The Common Type of 1864 Mexican Imperial Centavo (shown at the beginning) is perhaps the most frequent type found. It has berries on the eagle-side, a passive snake head (closed mouth with extending tongue and no protruding eyes), shorter letters on IMPERIO MEXICANO, CENTAVO, 1864 and the mint mark M, a taller value number 1, and the regular style of number 4 on date (with no big tail pointing up). All 18 examples of this Common Type in my collection are reeded edge.

The MIssing Berries variety

Guzman image 6

Missing Berries variety of the 1864 Mexica Imperial Centavo
(Banco de México)

The Missing-Berries variety of the 1864 Mexican Imperial Centavo, as its name suggests, has no berries on the eagleside. The remaining features seems to be the same occurring in the Common Type: a passive snake head (closed mouth with extending tongue and no protruding eyes), shorter letters on IMPERIO MEXICANO, CENTAVO, 1864 and the mint mark M, a taller value number 1, and the regular style of number 4 on date (with no big tail pointing up). I have three examples of this Missing-Berries variety and all of them are reeded edge.

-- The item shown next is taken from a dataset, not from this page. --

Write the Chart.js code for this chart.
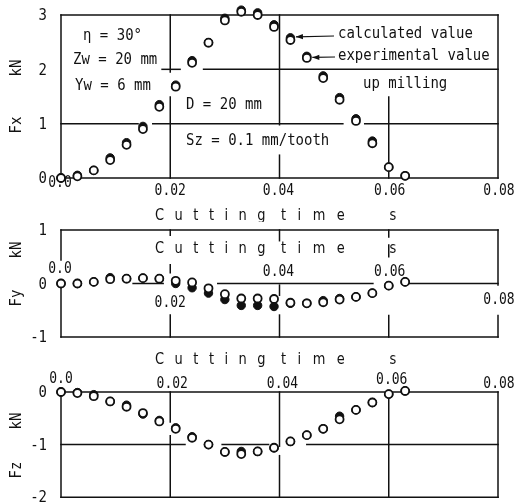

I never have seen a smooth edge specimen of the Imperial Centavo. All of my 24 specimens have reeded edges of different degrees. I have noticed different separation lengths between the lines, suggesting a potential classification into fine versus coarse reeded edges; also, I have noticed that some coins seem intentionally tooled/scratched to remove the lines, leaving an arched edge. I am not sure of the meaning of these differences. At one point I thought this could be connected with my hypothesis, where these changes in lines would refer to a potential overlapping of reeded edge
remnants of a host 1863 Republic Centavo.

Regarding a potential order of issuing, there are no clear elements that would help rank them except perhaps the Defiant-Snake. Coins of Maximilian made in 1866 and 1867 (with his bust), such as the gold 20 pesos and the silver 1 peso and 50 cents, have all a clear Defiant-Snake in the coat of arms, that is, a snake with open mouth with tongue and eyes. Interestingly, the Defiant Snake head was such an important coin design that the Second Mexican Republic maintained it on its Centavo design for decades (1868-1897) after the defeat of Maximilian.

The fact that the two varieties we are reporting here share the same feature of no berries on the eagle side enables the possibility of finding new unreported varieties based on the combination of other single features. Also, because they share this feature these varieties may be closer in time-sequence than the Common Type.

Could it be that the Defiant-Snake variety was actually minted in another than the Mexico City mint, as it happened to the 1859 Sonora Cuartilla minted in Culiacán? Could it be that it was minted later (1866-1867) with the approval of Maximilian, as he may have done for the silver coins with his bust?